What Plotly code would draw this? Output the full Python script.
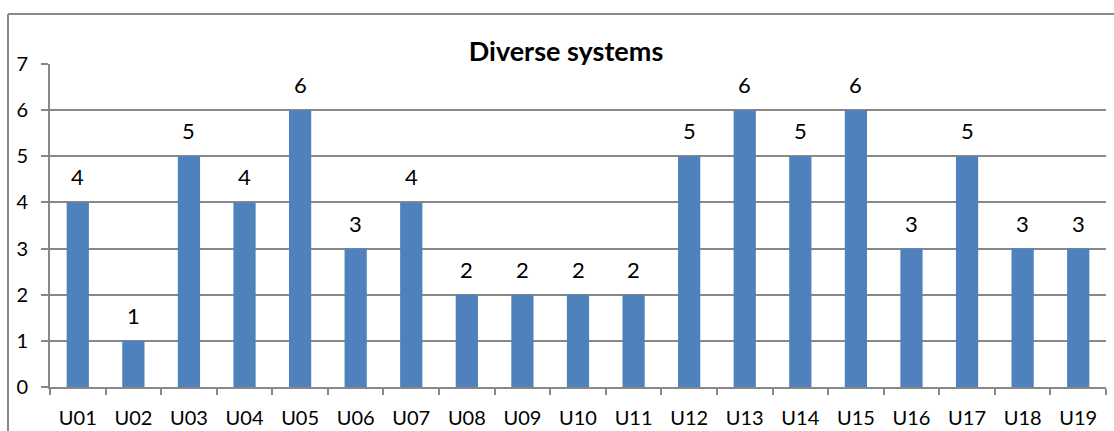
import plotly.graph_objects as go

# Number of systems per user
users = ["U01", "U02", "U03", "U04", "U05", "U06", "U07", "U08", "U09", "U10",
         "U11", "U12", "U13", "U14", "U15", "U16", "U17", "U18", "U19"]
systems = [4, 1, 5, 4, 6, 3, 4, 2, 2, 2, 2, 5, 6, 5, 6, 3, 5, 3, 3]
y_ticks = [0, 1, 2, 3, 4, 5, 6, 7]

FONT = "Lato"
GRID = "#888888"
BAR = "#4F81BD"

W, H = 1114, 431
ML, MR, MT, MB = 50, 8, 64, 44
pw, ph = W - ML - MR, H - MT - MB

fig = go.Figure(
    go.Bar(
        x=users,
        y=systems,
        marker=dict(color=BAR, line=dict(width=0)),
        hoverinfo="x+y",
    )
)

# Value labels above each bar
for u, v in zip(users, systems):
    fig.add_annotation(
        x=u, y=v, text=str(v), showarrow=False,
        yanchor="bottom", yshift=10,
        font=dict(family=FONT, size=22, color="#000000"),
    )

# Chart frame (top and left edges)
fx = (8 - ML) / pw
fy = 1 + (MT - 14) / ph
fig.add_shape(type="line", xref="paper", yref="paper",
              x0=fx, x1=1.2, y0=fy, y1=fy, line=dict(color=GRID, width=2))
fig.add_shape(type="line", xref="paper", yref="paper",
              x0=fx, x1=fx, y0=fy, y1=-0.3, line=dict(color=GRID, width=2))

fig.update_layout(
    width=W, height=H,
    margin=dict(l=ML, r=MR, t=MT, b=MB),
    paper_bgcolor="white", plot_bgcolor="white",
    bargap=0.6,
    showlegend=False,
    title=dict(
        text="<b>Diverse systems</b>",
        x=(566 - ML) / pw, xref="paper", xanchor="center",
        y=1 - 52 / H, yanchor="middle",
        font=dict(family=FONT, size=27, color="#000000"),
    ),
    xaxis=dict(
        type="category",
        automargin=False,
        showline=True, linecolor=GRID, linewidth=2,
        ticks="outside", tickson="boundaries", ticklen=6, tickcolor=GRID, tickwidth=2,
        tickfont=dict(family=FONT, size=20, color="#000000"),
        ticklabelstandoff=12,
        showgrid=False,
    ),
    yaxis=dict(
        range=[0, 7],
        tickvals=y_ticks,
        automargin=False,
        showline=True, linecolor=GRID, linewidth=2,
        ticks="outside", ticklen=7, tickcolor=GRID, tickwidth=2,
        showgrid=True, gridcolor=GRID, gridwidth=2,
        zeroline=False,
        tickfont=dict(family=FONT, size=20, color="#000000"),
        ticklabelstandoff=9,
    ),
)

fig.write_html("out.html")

---

Task directions:
Pictures are to be left out; repeat all the remaining data exactly.

Result:
What Plotly code would draw this? Output the full Python script.
import plotly.graph_objects as go

# Number of systems per user
users = ["U01", "U02", "U03", "U04", "U05", "U06", "U07", "U08", "U09", "U10",
         "U11", "U12", "U13", "U14", "U15", "U16", "U17", "U18", "U19"]
systems = [4, 1, 5, 4, 6, 3, 4, 2, 2, 2, 2, 5, 6, 5, 6, 3, 5, 3, 3]
y_ticks = [0, 1, 2, 3, 4, 5, 6, 7]

FONT = "Lato"
GRID = "#888888"
BAR = "#4F81BD"

W, H = 1114, 431
ML, MR, MT, MB = 50, 8, 64, 44
pw, ph = W - ML - MR, H - MT - MB

fig = go.Figure(
    go.Bar(
        x=users,
        y=systems,
        marker=dict(color=BAR, line=dict(width=0)),
        hoverinfo="x+y",
    )
)

# Value labels above each bar
for u, v in zip(users, systems):
    fig.add_annotation(
        x=u, y=v, text=str(v), showarrow=False,
        yanchor="bottom", yshift=10,
        font=dict(family=FONT, size=22, color="#000000"),
    )

# Chart frame (top and left edges)
fx = (8 - ML) / pw
fy = 1 + (MT - 14) / ph
fig.add_shape(type="line", xref="paper", yref="paper",
              x0=fx, x1=1.2, y0=fy, y1=fy, line=dict(color=GRID, width=2))
fig.add_shape(type="line", xref="paper", yref="paper",
              x0=fx, x1=fx, y0=fy, y1=-0.3, line=dict(color=GRID, width=2))

fig.update_layout(
    width=W, height=H,
    margin=dict(l=ML, r=MR, t=MT, b=MB),
    paper_bgcolor="white", plot_bgcolor="white",
    bargap=0.6,
    showlegend=False,
    title=dict(
        text="<b>Diverse systems</b>",
        x=(566 - ML) / pw, xref="paper", xanchor="center",
        y=1 - 52 / H, yanchor="middle",
        font=dict(family=FONT, size=27, color="#000000"),
    ),
    xaxis=dict(
        type="category",
        automargin=False,
        showline=True, linecolor=GRID, linewidth=2,
        ticks="outside", tickson="boundaries", ticklen=6, tickcolor=GRID, tickwidth=2,
        tickfont=dict(family=FONT, size=20, color="#000000"),
        ticklabelstandoff=12,
        showgrid=False,
    ),
    yaxis=dict(
        range=[0, 7],
        tickvals=y_ticks,
        automargin=False,
        showline=True, linecolor=GRID, linewidth=2,
        ticks="outside", ticklen=7, tickcolor=GRID, tickwidth=2,
        showgrid=True, gridcolor=GRID, gridwidth=2,
        zeroline=False,
        tickfont=dict(family=FONT, size=20, color="#000000"),
        ticklabelstandoff=9,
    ),
)

fig.write_html("out.html")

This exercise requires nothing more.